─── DATA SUPPLIED

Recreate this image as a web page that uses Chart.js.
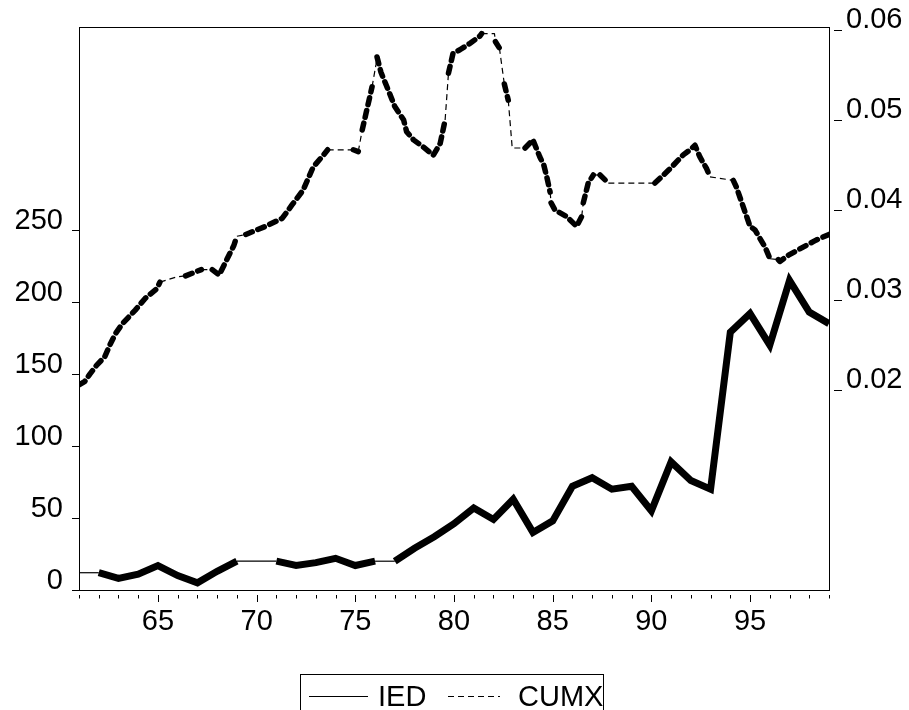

──────
─── DATA SUPPLIED

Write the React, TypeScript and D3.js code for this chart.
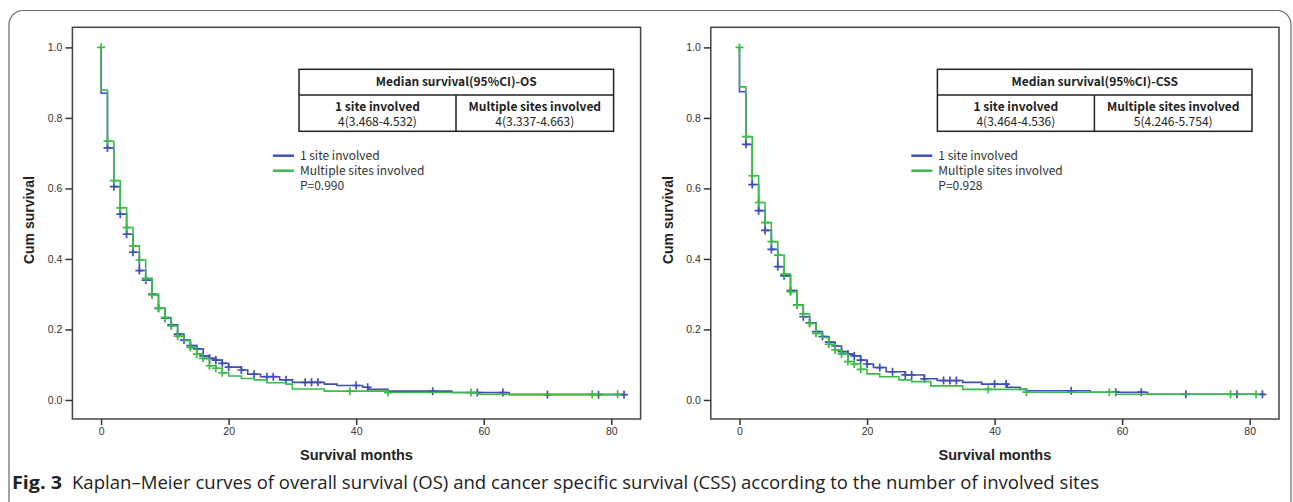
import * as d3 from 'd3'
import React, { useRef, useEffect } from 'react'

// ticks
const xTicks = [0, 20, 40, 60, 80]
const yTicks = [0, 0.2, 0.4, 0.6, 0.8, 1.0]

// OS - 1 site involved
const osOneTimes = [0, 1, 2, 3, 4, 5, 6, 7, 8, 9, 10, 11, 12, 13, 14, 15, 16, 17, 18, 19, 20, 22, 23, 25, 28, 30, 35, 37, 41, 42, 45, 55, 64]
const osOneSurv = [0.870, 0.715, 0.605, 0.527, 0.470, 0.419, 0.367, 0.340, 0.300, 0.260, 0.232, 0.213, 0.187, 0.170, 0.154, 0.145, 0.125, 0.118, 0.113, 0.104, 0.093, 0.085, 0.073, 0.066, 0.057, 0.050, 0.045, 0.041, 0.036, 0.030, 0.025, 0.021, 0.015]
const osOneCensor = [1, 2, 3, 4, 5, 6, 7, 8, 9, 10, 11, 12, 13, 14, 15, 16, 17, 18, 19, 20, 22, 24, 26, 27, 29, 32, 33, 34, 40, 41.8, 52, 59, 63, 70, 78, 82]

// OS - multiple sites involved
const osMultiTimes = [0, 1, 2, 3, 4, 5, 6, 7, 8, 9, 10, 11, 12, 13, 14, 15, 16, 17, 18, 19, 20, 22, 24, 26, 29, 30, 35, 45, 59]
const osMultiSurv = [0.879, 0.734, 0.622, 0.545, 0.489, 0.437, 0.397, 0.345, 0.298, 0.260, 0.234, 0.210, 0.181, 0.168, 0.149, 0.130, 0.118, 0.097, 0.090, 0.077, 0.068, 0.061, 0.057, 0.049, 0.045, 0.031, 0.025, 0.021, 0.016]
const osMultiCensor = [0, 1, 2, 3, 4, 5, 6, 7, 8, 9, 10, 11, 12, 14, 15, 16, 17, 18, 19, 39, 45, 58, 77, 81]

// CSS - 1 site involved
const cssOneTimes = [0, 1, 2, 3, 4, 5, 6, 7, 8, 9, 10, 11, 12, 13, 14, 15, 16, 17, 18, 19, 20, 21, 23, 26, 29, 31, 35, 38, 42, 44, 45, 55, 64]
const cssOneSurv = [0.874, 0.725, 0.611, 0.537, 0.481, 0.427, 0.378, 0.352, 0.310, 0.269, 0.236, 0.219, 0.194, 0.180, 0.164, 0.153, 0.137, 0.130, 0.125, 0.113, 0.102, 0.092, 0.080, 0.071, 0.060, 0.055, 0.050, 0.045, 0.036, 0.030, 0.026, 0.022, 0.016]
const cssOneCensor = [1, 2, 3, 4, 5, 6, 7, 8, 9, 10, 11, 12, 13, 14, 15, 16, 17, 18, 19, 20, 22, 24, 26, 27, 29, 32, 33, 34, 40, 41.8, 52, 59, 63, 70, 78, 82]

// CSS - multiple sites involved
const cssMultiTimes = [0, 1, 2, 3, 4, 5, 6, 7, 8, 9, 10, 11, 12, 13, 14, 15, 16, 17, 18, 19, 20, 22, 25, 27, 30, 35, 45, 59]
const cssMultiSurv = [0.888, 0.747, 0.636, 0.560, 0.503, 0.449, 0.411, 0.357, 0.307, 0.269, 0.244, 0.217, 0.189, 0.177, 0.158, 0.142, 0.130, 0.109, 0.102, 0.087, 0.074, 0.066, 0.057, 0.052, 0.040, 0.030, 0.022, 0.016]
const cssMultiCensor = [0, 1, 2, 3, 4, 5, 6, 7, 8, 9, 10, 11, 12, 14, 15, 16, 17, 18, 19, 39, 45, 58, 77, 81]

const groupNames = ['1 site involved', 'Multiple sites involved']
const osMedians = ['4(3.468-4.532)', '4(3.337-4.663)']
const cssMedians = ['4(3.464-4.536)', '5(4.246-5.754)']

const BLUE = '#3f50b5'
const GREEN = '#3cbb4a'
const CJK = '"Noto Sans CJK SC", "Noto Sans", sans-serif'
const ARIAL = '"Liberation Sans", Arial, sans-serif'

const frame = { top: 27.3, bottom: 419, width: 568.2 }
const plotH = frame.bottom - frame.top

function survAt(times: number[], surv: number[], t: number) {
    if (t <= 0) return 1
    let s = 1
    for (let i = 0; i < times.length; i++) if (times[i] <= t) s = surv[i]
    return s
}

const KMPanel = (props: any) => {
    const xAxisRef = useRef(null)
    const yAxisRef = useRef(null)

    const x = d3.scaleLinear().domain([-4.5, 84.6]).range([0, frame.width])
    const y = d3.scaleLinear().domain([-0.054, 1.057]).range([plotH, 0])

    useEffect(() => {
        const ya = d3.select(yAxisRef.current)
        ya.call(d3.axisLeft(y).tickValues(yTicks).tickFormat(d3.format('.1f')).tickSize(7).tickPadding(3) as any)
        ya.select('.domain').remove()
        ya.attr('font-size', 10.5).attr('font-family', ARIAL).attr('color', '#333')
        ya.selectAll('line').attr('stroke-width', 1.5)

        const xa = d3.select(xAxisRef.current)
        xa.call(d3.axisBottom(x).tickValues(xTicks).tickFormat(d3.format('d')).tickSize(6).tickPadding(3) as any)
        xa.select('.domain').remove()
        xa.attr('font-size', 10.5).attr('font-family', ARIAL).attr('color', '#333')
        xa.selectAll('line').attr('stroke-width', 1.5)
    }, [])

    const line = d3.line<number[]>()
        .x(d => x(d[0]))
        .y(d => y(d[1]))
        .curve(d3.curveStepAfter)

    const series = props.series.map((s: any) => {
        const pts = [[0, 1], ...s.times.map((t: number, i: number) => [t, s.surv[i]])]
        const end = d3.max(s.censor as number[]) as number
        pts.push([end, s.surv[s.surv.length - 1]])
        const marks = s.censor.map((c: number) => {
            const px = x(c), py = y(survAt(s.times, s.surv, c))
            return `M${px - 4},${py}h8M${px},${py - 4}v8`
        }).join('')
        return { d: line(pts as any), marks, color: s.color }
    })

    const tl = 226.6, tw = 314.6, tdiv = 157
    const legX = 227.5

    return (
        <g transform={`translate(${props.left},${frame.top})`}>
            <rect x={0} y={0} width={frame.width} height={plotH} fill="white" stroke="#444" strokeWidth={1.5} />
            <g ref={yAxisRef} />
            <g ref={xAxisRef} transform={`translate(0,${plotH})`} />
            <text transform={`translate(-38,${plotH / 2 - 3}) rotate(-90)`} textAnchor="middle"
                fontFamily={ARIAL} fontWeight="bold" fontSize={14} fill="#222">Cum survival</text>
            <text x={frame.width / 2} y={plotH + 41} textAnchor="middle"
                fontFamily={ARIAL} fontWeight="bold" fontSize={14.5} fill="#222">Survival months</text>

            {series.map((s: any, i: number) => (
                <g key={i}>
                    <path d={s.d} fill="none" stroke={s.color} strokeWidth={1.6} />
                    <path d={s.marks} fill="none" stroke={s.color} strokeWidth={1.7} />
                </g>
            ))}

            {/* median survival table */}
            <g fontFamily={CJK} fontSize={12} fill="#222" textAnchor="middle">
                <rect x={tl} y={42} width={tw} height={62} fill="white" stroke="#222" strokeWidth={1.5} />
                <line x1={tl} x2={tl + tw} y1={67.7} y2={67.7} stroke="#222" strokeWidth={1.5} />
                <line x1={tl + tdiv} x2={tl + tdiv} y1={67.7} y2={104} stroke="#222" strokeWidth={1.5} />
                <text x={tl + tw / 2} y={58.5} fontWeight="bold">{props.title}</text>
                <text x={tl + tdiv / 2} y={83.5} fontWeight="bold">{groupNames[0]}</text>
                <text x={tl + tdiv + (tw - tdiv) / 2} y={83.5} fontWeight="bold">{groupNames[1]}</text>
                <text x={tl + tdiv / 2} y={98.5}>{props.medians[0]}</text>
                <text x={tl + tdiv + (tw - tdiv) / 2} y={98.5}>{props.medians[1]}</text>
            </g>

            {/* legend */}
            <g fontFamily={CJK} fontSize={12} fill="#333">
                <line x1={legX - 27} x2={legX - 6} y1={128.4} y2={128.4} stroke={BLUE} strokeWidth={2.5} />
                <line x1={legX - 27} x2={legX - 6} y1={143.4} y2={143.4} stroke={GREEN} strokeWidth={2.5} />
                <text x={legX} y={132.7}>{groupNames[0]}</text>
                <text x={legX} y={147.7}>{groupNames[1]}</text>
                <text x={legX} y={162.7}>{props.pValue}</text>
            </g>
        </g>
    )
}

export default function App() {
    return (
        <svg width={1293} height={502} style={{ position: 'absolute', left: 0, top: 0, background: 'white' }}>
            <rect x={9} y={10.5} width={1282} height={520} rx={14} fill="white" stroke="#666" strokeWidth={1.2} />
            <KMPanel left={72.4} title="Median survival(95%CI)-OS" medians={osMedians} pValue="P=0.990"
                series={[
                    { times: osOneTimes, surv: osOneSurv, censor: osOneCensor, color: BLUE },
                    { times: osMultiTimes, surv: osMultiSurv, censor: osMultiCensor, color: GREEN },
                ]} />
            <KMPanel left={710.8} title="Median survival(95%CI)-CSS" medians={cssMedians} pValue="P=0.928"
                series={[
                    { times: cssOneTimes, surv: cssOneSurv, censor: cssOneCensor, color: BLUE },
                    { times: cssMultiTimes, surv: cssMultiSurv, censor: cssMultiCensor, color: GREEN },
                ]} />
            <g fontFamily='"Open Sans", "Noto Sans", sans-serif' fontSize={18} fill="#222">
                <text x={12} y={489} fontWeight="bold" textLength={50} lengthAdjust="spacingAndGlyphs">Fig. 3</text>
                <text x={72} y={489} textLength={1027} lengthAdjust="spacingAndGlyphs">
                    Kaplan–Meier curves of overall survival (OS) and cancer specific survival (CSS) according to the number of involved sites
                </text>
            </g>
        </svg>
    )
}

──────

= TASK TO CARRY OUT =
Please quote only the span of lines whose first line contains "Write the React, TypeScript" and whose last line contains "const yTicks = [0, 0.2, 0.4, 0.6, 0.8, 1.0]", leaving every picture out.

= REPLY =
Write the React, TypeScript and D3.js code for this chart.
import * as d3 from 'd3'
import React, { useRef, useEffect } from 'react'

// ticks
const xTicks = [0, 20, 40, 60, 80]
const yTicks = [0, 0.2, 0.4, 0.6, 0.8, 1.0]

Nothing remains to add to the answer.